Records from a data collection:
<<<<

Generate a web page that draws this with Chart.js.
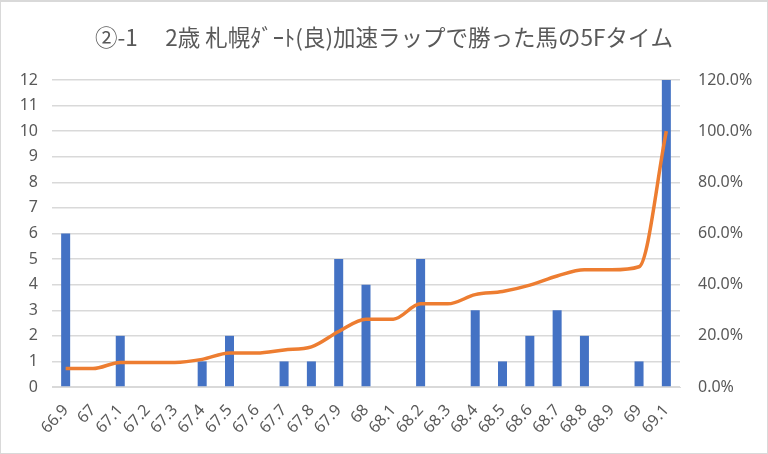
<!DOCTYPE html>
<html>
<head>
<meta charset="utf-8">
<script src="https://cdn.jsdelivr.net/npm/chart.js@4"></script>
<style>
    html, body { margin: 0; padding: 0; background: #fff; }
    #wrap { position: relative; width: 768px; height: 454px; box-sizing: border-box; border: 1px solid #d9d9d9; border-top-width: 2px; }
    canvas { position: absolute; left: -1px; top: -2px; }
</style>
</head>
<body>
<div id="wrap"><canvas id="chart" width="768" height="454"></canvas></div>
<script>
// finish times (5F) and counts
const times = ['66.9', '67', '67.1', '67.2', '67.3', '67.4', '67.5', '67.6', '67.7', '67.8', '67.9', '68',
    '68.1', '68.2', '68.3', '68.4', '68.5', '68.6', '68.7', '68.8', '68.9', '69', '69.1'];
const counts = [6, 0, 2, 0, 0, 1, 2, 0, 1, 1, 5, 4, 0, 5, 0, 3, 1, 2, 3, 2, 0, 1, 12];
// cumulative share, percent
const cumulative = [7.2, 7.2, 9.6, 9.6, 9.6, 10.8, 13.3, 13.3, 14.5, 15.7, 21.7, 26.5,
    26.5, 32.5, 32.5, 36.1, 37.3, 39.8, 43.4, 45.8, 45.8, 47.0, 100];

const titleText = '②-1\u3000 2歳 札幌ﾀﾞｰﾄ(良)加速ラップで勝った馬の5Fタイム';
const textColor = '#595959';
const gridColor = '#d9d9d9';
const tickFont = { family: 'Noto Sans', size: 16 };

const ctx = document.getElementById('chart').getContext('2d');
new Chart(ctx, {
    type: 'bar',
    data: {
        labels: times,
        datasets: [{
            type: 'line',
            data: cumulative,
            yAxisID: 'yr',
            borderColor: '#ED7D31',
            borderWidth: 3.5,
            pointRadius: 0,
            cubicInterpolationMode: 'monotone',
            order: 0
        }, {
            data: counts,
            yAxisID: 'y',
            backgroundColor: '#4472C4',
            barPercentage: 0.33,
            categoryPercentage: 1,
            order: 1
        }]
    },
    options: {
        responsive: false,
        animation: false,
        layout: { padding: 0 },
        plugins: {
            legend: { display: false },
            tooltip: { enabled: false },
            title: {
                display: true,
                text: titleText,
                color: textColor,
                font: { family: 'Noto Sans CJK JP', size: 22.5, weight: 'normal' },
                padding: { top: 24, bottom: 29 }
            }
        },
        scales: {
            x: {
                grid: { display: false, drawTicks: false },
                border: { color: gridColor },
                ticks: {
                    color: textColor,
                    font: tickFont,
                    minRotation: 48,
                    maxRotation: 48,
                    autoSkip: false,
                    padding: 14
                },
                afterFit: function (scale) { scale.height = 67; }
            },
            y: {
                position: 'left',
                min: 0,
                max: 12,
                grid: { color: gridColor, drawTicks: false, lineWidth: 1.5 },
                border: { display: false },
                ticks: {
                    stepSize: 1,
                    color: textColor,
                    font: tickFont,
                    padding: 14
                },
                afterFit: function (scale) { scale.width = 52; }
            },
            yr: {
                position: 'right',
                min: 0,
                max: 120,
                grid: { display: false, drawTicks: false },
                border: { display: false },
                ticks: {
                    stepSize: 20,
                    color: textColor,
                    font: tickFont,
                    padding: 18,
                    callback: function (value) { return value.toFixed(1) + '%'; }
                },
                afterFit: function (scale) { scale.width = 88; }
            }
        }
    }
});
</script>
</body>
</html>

>>>>
<<<<

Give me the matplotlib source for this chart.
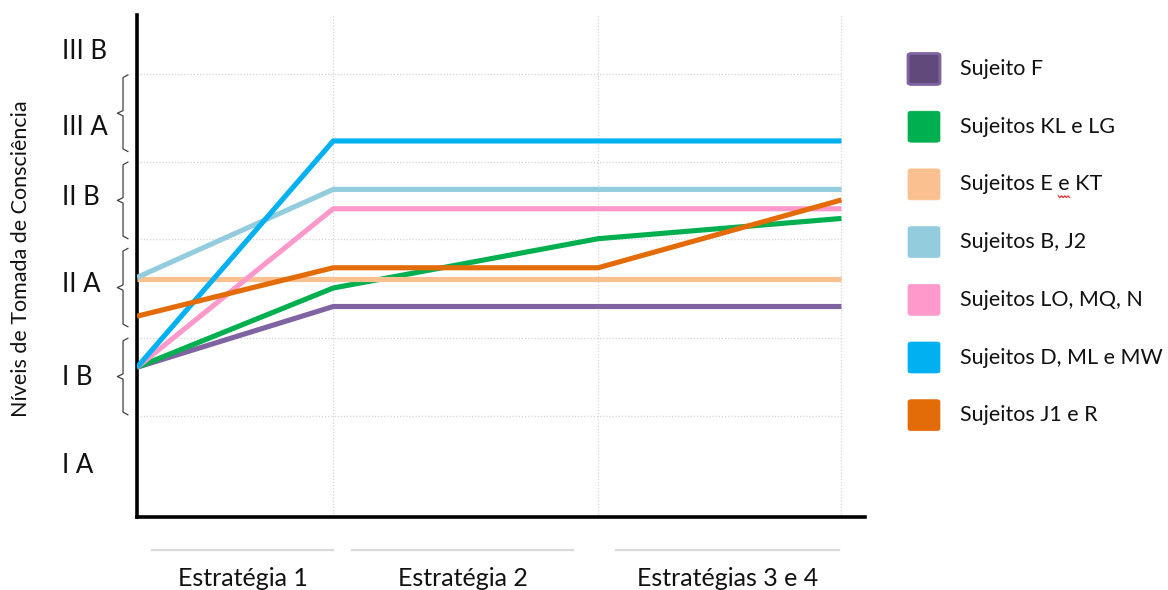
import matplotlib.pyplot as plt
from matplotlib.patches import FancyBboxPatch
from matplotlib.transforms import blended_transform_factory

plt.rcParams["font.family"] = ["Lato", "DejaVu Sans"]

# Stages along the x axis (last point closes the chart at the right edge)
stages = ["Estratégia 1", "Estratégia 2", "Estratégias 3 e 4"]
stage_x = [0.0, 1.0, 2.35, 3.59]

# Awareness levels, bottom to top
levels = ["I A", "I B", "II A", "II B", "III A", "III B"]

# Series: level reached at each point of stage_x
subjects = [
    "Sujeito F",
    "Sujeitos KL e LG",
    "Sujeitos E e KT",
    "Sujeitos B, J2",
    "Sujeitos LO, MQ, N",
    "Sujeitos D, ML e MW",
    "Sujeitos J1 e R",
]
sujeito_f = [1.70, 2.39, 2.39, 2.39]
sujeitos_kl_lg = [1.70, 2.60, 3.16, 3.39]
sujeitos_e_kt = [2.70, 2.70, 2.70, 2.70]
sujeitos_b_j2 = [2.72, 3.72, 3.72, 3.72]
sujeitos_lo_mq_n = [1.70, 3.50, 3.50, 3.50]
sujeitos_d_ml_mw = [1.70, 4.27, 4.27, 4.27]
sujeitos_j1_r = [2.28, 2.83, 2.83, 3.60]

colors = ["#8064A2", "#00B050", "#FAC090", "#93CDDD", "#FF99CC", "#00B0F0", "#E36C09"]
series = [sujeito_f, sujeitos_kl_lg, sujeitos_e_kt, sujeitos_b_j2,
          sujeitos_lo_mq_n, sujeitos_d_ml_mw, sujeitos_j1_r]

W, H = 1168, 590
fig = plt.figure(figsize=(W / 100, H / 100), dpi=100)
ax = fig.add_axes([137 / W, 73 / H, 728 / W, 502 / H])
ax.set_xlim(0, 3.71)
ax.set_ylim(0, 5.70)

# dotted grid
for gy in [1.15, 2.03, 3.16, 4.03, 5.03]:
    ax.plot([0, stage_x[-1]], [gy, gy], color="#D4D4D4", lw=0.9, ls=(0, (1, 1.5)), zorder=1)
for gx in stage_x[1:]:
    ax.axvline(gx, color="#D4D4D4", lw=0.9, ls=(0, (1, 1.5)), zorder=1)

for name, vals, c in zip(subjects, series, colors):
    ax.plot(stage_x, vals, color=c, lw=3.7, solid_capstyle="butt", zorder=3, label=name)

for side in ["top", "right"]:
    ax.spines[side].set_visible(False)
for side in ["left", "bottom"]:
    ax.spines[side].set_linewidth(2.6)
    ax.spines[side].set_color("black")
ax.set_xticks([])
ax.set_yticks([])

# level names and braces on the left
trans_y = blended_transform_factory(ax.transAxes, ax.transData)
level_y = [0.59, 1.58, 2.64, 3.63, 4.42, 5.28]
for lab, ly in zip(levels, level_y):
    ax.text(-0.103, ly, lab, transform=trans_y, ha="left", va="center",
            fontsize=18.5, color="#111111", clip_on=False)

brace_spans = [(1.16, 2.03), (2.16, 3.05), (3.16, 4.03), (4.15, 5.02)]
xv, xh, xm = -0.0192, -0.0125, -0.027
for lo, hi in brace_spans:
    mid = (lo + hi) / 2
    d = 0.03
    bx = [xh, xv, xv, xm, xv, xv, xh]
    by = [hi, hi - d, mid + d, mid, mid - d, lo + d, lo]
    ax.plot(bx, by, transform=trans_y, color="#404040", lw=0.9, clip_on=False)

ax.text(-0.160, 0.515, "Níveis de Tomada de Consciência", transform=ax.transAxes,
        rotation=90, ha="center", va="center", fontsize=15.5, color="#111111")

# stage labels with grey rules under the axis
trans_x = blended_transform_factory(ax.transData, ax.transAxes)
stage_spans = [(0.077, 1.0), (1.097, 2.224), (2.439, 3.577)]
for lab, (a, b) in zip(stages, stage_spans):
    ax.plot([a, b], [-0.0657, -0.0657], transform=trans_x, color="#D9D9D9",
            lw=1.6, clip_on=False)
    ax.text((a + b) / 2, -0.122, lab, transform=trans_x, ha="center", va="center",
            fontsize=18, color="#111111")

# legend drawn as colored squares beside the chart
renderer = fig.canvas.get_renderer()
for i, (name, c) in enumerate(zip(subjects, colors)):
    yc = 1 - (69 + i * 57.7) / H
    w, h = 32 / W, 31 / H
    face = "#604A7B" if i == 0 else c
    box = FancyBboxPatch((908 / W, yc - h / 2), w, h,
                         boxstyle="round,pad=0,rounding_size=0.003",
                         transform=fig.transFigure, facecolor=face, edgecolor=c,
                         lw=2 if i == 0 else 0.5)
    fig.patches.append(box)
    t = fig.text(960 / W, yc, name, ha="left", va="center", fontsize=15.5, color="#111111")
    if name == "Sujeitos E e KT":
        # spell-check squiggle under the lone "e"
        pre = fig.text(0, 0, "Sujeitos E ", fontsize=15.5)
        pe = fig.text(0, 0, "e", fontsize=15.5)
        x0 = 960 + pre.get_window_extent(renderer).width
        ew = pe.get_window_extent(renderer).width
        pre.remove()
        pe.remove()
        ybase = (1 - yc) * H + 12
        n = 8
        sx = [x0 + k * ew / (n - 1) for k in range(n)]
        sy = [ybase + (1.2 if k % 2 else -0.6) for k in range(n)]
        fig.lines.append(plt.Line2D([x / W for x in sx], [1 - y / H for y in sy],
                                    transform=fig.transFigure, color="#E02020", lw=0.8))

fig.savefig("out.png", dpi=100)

>>>>

» **What needs to be done**
Search the entries for the string "this" and collect each line that has it.

» **Response**
Generate a web page that draws this with Chart.js.
Give me the matplotlib source for this chart.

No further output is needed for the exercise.